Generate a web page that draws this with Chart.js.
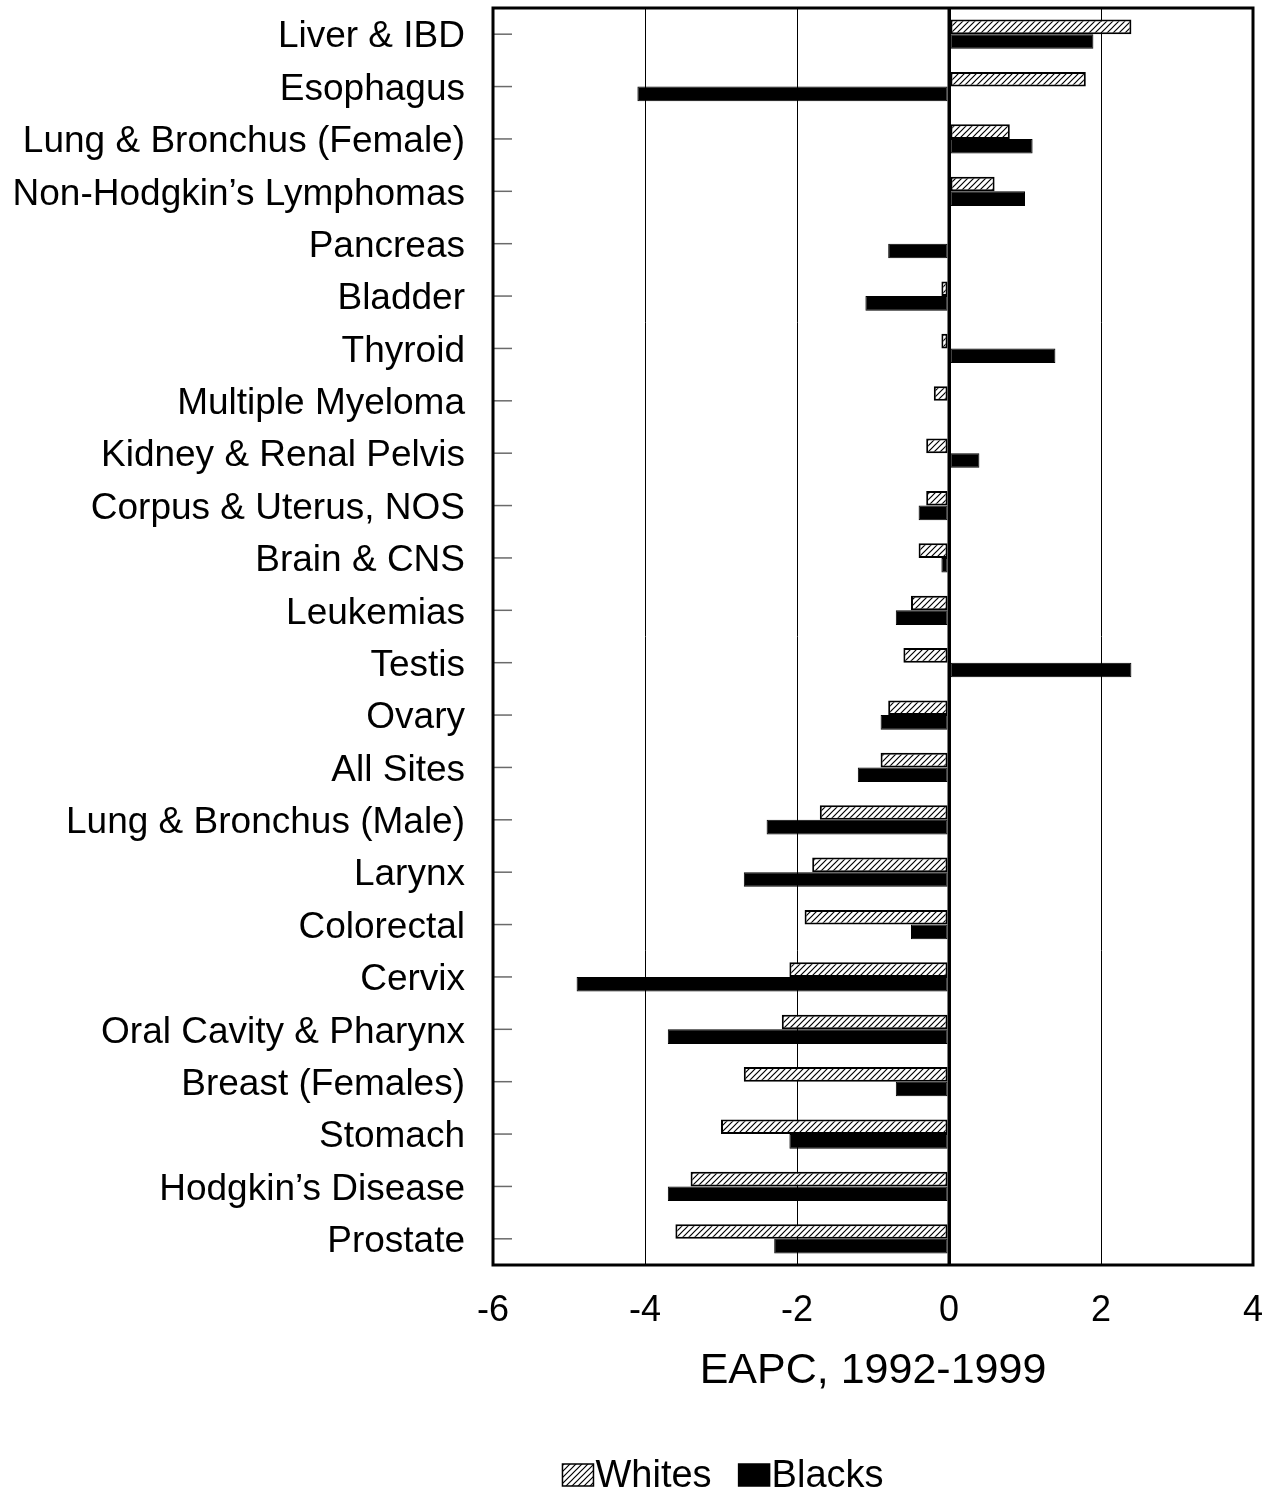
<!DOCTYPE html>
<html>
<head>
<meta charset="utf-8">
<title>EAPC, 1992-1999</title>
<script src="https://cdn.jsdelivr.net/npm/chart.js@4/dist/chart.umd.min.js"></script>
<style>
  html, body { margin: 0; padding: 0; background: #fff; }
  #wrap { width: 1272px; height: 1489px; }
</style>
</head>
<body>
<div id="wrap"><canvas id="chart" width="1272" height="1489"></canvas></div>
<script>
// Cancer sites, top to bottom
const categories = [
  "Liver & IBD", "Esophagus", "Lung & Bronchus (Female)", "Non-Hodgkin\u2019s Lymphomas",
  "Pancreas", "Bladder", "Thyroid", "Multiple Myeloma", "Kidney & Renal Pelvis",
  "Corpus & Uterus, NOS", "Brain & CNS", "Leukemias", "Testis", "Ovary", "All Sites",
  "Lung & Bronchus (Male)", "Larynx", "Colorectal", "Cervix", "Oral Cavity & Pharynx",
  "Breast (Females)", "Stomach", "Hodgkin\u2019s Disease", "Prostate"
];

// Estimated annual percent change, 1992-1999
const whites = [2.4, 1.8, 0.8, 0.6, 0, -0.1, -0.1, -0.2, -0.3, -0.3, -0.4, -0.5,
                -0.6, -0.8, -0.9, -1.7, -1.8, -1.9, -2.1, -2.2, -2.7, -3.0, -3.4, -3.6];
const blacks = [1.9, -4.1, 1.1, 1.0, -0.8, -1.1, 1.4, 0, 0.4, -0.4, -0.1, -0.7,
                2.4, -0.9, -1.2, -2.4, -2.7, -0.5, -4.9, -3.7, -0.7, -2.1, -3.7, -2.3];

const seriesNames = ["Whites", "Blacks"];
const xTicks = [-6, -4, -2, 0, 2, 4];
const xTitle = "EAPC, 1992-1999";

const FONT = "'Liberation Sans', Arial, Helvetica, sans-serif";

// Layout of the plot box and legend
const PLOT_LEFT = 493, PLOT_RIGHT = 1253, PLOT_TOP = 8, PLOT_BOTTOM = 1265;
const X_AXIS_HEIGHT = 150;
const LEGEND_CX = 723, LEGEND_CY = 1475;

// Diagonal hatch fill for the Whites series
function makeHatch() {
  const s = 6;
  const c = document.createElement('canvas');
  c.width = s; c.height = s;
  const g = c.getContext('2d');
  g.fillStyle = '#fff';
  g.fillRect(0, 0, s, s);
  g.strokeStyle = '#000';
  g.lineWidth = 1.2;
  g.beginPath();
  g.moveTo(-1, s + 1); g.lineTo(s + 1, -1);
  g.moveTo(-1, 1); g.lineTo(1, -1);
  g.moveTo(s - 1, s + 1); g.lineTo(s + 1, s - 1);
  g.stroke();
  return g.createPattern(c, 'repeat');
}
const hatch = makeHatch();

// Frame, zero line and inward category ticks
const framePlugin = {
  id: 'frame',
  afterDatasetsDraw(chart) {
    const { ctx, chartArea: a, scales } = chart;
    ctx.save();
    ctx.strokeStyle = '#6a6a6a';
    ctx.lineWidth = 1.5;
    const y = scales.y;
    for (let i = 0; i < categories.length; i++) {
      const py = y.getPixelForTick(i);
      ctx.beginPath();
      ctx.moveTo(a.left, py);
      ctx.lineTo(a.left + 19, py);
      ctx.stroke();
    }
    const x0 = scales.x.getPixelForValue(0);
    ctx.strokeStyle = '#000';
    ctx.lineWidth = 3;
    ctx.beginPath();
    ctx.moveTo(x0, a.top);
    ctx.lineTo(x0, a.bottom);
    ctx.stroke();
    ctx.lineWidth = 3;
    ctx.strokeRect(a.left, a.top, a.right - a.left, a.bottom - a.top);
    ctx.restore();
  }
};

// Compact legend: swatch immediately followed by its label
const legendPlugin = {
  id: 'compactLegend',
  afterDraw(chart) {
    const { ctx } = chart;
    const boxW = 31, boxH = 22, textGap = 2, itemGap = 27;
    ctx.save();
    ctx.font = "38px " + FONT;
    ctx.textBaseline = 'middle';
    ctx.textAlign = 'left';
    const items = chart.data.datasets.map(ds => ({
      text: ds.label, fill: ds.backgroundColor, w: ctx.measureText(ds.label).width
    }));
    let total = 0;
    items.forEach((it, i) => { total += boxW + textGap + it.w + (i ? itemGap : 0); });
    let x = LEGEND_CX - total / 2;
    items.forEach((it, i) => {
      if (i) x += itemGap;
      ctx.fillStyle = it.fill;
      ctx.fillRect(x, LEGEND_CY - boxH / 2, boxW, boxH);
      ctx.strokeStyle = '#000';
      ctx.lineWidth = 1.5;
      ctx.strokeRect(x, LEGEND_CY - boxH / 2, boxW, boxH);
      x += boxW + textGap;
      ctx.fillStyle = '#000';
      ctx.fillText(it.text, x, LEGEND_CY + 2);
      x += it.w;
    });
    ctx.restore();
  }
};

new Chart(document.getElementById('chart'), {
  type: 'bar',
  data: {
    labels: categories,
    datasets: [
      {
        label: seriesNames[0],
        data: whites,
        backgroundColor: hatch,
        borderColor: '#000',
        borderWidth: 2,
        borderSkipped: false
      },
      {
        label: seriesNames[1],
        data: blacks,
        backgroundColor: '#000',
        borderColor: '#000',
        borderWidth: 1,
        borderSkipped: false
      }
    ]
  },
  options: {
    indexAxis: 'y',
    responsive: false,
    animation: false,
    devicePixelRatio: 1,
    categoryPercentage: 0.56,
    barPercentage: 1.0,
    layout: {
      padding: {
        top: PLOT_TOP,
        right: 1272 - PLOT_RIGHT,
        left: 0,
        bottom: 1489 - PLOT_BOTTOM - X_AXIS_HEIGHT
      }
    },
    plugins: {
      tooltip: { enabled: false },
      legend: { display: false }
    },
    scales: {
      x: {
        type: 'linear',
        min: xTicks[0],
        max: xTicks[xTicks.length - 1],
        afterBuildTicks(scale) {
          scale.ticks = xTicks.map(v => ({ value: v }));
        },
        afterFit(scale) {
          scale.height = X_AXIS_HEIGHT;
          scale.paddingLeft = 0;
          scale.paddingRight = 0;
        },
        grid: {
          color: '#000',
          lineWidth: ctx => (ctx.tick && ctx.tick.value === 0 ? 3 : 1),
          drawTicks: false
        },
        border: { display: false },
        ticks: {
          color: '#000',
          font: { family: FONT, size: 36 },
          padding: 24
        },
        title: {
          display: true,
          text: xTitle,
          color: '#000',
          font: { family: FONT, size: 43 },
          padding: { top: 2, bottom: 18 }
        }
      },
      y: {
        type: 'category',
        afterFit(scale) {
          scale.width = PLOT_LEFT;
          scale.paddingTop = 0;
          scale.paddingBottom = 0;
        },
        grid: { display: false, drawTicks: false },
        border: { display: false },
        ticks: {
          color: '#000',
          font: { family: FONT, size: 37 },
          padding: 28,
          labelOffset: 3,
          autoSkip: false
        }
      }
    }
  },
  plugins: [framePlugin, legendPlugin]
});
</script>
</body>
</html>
•••••
:: Exercise description ::
Leave out the pictures and output the rest of the material exactly as written.

:: Task response ::
Generate a web page that draws this with Chart.js.
<!DOCTYPE html>
<html>
<head>
<meta charset="utf-8">
<title>EAPC, 1992-1999</title>
<script src="https://cdn.jsdelivr.net/npm/chart.js@4/dist/chart.umd.min.js"></script>
<style>
  html, body { margin: 0; padding: 0; background: #fff; }
  #wrap { width: 1272px; height: 1489px; }
</style>
</head>
<body>
<div id="wrap"><canvas id="chart" width="1272" height="1489"></canvas></div>
<script>
// Cancer sites, top to bottom
const categories = [
  "Liver & IBD", "Esophagus", "Lung & Bronchus (Female)", "Non-Hodgkin\u2019s Lymphomas",
  "Pancreas", "Bladder", "Thyroid", "Multiple Myeloma", "Kidney & Renal Pelvis",
  "Corpus & Uterus, NOS", "Brain & CNS", "Leukemias", "Testis", "Ovary", "All Sites",
  "Lung & Bronchus (Male)", "Larynx", "Colorectal", "Cervix", "Oral Cavity & Pharynx",
  "Breast (Females)", "Stomach", "Hodgkin\u2019s Disease", "Prostate"
];

// Estimated annual percent change, 1992-1999
const whites = [2.4, 1.8, 0.8, 0.6, 0, -0.1, -0.1, -0.2, -0.3, -0.3, -0.4, -0.5,
                -0.6, -0.8, -0.9, -1.7, -1.8, -1.9, -2.1, -2.2, -2.7, -3.0, -3.4, -3.6];
const blacks = [1.9, -4.1, 1.1, 1.0, -0.8, -1.1, 1.4, 0, 0.4, -0.4, -0.1, -0.7,
                2.4, -0.9, -1.2, -2.4, -2.7, -0.5, -4.9, -3.7, -0.7, -2.1, -3.7, -2.3];

const seriesNames = ["Whites", "Blacks"];
const xTicks = [-6, -4, -2, 0, 2, 4];
const xTitle = "EAPC, 1992-1999";

const FONT = "'Liberation Sans', Arial, Helvetica, sans-serif";

// Layout of the plot box and legend
const PLOT_LEFT = 493, PLOT_RIGHT = 1253, PLOT_TOP = 8, PLOT_BOTTOM = 1265;
const X_AXIS_HEIGHT = 150;
const LEGEND_CX = 723, LEGEND_CY = 1475;

// Diagonal hatch fill for the Whites series
function makeHatch() {
  const s = 6;
  const c = document.createElement('canvas');
  c.width = s; c.height = s;
  const g = c.getContext('2d');
  g.fillStyle = '#fff';
  g.fillRect(0, 0, s, s);
  g.strokeStyle = '#000';
  g.lineWidth = 1.2;
  g.beginPath();
  g.moveTo(-1, s + 1); g.lineTo(s + 1, -1);
  g.moveTo(-1, 1); g.lineTo(1, -1);
  g.moveTo(s - 1, s + 1); g.lineTo(s + 1, s - 1);
  g.stroke();
  return g.createPattern(c, 'repeat');
}
const hatch = makeHatch();

// Frame, zero line and inward category ticks
const framePlugin = {
  id: 'frame',
  afterDatasetsDraw(chart) {
    const { ctx, chartArea: a, scales } = chart;
    ctx.save();
    ctx.strokeStyle = '#6a6a6a';
    ctx.lineWidth = 1.5;
    const y = scales.y;
    for (let i = 0; i < categories.length; i++) {
      const py = y.getPixelForTick(i);
      ctx.beginPath();
      ctx.moveTo(a.left, py);
      ctx.lineTo(a.left + 19, py);
      ctx.stroke();
    }
    const x0 = scales.x.getPixelForValue(0);
    ctx.strokeStyle = '#000';
    ctx.lineWidth = 3;
    ctx.beginPath();
    ctx.moveTo(x0, a.top);
    ctx.lineTo(x0, a.bottom);
    ctx.stroke();
    ctx.lineWidth = 3;
    ctx.strokeRect(a.left, a.top, a.right - a.left, a.bottom - a.top);
    ctx.restore();
  }
};

// Compact legend: swatch immediately followed by its label
const legendPlugin = {
  id: 'compactLegend',
  afterDraw(chart) {
    const { ctx } = chart;
    const boxW = 31, boxH = 22, textGap = 2, itemGap = 27;
    ctx.save();
    ctx.font = "38px " + FONT;
    ctx.textBaseline = 'middle';
    ctx.textAlign = 'left';
    const items = chart.data.datasets.map(ds => ({
      text: ds.label, fill: ds.backgroundColor, w: ctx.measureText(ds.label).width
    }));
    let total = 0;
    items.forEach((it, i) => { total += boxW + textGap + it.w + (i ? itemGap : 0); });
    let x = LEGEND_CX - total / 2;
    items.forEach((it, i) => {
      if (i) x += itemGap;
      ctx.fillStyle = it.fill;
      ctx.fillRect(x, LEGEND_CY - boxH / 2, boxW, boxH);
      ctx.strokeStyle = '#000';
      ctx.lineWidth = 1.5;
      ctx.strokeRect(x, LEGEND_CY - boxH / 2, boxW, boxH);
      x += boxW + textGap;
      ctx.fillStyle = '#000';
      ctx.fillText(it.text, x, LEGEND_CY + 2);
      x += it.w;
    });
    ctx.restore();
  }
};

new Chart(document.getElementById('chart'), {
  type: 'bar',
  data: {
    labels: categories,
    datasets: [
      {
        label: seriesNames[0],
        data: whites,
        backgroundColor: hatch,
        borderColor: '#000',
        borderWidth: 2,
        borderSkipped: false
      },
      {
        label: seriesNames[1],
        data: blacks,
        backgroundColor: '#000',
        borderColor: '#000',
        borderWidth: 1,
        borderSkipped: false
      }
    ]
  },
  options: {
    indexAxis: 'y',
    responsive: false,
    animation: false,
    devicePixelRatio: 1,
    categoryPercentage: 0.56,
    barPercentage: 1.0,
    layout: {
      padding: {
        top: PLOT_TOP,
        right: 1272 - PLOT_RIGHT,
        left: 0,
        bottom: 1489 - PLOT_BOTTOM - X_AXIS_HEIGHT
      }
    },
    plugins: {
      tooltip: { enabled: false },
      legend: { display: false }
    },
    scales: {
      x: {
        type: 'linear',
        min: xTicks[0],
        max: xTicks[xTicks.length - 1],
        afterBuildTicks(scale) {
          scale.ticks = xTicks.map(v => ({ value: v }));
        },
        afterFit(scale) {
          scale.height = X_AXIS_HEIGHT;
          scale.paddingLeft = 0;
          scale.paddingRight = 0;
        },
        grid: {
          color: '#000',
          lineWidth: ctx => (ctx.tick && ctx.tick.value === 0 ? 3 : 1),
          drawTicks: false
        },
        border: { display: false },
        ticks: {
          color: '#000',
          font: { family: FONT, size: 36 },
          padding: 24
        },
        title: {
          display: true,
          text: xTitle,
          color: '#000',
          font: { family: FONT, size: 43 },
          padding: { top: 2, bottom: 18 }
        }
      },
      y: {
        type: 'category',
        afterFit(scale) {
          scale.width = PLOT_LEFT;
          scale.paddingTop = 0;
          scale.paddingBottom = 0;
        },
        grid: { display: false, drawTicks: false },
        border: { display: false },
        ticks: {
          color: '#000',
          font: { family: FONT, size: 37 },
          padding: 28,
          labelOffset: 3,
          autoSkip: false
        }
      }
    }
  },
  plugins: [framePlugin, legendPlugin]
});
</script>
</body>
</html>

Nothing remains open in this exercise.